Monday, August 22, 2005

 

#5) Aimee Mann - Lost in Space (2002)

When I was preparing this list, I debated long and hard about which of her two early decade albums would go on this list. In the end, I took the coward’s way out, putting both in my top ten, with this one faring better than Bachelor No. 2 to me. More polished musically and lyrically, Lost in Space covers a lot of the same territory as Mann’s previous works, but there’s just something about some of these songs that haunts, from the tragic-romantic refrain of High on Sunday 51 "Baby, let me be your heroin" to the sick-of-it-all This is How it Goes.

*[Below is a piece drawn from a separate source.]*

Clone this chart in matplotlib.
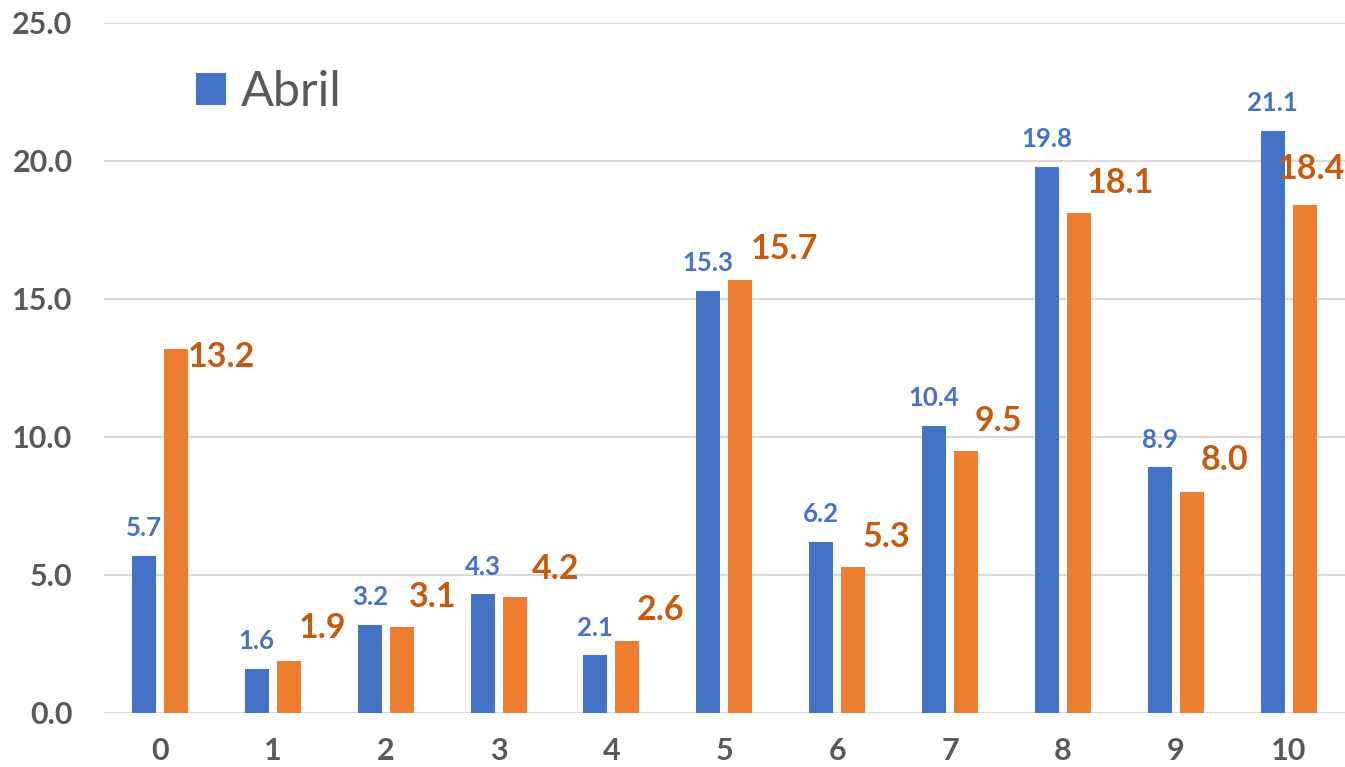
import numpy as np
import matplotlib
matplotlib.use("Agg")
import matplotlib.pyplot as plt

# chart data
categories = ["0", "1", "2", "3", "4", "5", "6", "7", "8", "9", "10"]
abril = [5.7, 1.6, 3.2, 4.3, 2.1, 15.3, 6.2, 10.4, 19.8, 8.9, 21.1]
serie2 = [13.2, 1.9, 3.1, 4.2, 2.6, 15.7, 5.3, 9.5, 18.1, 8.0, 18.4]
y_ticks = [0, 5, 10, 15, 20, 25]

# label placement for the orange series (pixels: dx from bar right edge, baseline above bar top)
orange_offsets = [(0, -18), (-2, 23), (-5, 20), (5, 18), (-3, 21), (-1.5, 21),
                  (-3, 20), (-3, 20), (-4, 20), (-3, 22), (-39, 26)]

BLUE = "#4472C4"
ORANGE = "#ED7D31"
ORANGE_TXT = "#C55A11"
GRAY = "#595959"
GRID = "#D9D9D9"
FONT = "Lato"
PX = 72 / 100  # pixels -> points at dpi 100

plt.rcParams["font.family"] = [FONT, "DejaVu Sans"]

fig = plt.figure(figsize=(13.45, 7.67), dpi=100)
ax = fig.add_axes([103.5 / 1345, 54 / 767, 1 - 103.5 / 1345, 690 / 767])

x = np.arange(len(categories))
w = 0.2126
off = 0.1417
bars_a = ax.bar(x - off, abril, width=w, color=BLUE, label="Abril", zorder=3)
bars_b = ax.bar(x + off, serie2, width=w, color=ORANGE, zorder=3)

for xi, v in zip(x, abril):
    ax.annotate(f"{v:.1f}", (xi - off, v), xytext=(0, 19.5 * PX), textcoords="offset points",
                ha="center", va="baseline", fontsize=18.5, fontweight="bold", color=BLUE)

for xi, v, (dx, dy) in zip(x, serie2, orange_offsets):
    ax.annotate(f"{v:.1f}", (xi + off + w / 2, v), xytext=(dx * PX, dy * PX), textcoords="offset points",
                ha="left", va="baseline", fontsize=24.5, fontweight="bold", color=ORANGE_TXT)

ax.set_xlim(-0.5, len(categories) - 0.5)
ax.set_ylim(0, 25)
ax.set_yticks(y_ticks)
ax.set_yticklabels([f"{t:.1f}" for t in y_ticks])
ax.set_xticks(x)
ax.set_xticklabels(categories)
ax.tick_params(axis="both", length=0, labelsize=22, labelcolor=GRAY)
ax.tick_params(axis="y", pad=31 * PX)
ax.tick_params(axis="x", pad=24 * PX)
for lab in ax.get_xticklabels() + ax.get_yticklabels():
    lab.set_fontweight("bold")

for s in ax.spines.values():
    s.set_visible(False)
ax.yaxis.grid(True, color=GRID, lw=1.6, zorder=0)
ax.set_axisbelow(True)

leg = ax.legend(handles=[bars_a], labels=["Abril"], loc="upper left",
                bbox_to_anchor=(196 / 1345, 1 - 70 / 767), bbox_transform=fig.transFigure,
                frameon=False, fontsize=35, handlelength=0.62, handleheight=0.62,
                handletextpad=0.3, borderpad=0, borderaxespad=0)
for t in leg.get_texts():
    t.set_color(GRAY)

fig.savefig("out.png", dpi=100)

And to think she was very nearly chased completely out of the music business.


Monday, August 15, 2005

 

#6) Pilate-Caught By the Window (2004)

Being in the Canadian music market has its advantages and disadvantages. On the plus side, there's entire genres-worth of bands to fill out your music collection with; on the downside, often, no one's ever heard of them. Pilate is such a case, and I'm firmly convinced that if these guys could fake an English accent, they'd be bigger than Coldplay. Sharing a sound with the best of Brit-pop bands such as the aforementioned Coldplay, Travis, Radiohead and others and lead-singer Todd Clark at times becoming a dead-ringer for Bono, you could accuse them of being followers, that is, if they didn't write such brilliant hooks and honesty heartfelt lyrics (heavy on the obsession and desperation). Clark's vocals, in addition to echoing U2's frontman, also push into one of the strongest falsettos since Freddie Mercury, but still have the power to find a low growl when he needs it. Combine this with haunting melodies and not a single track of filler, and you have one of the best bands and albums you've never heard of.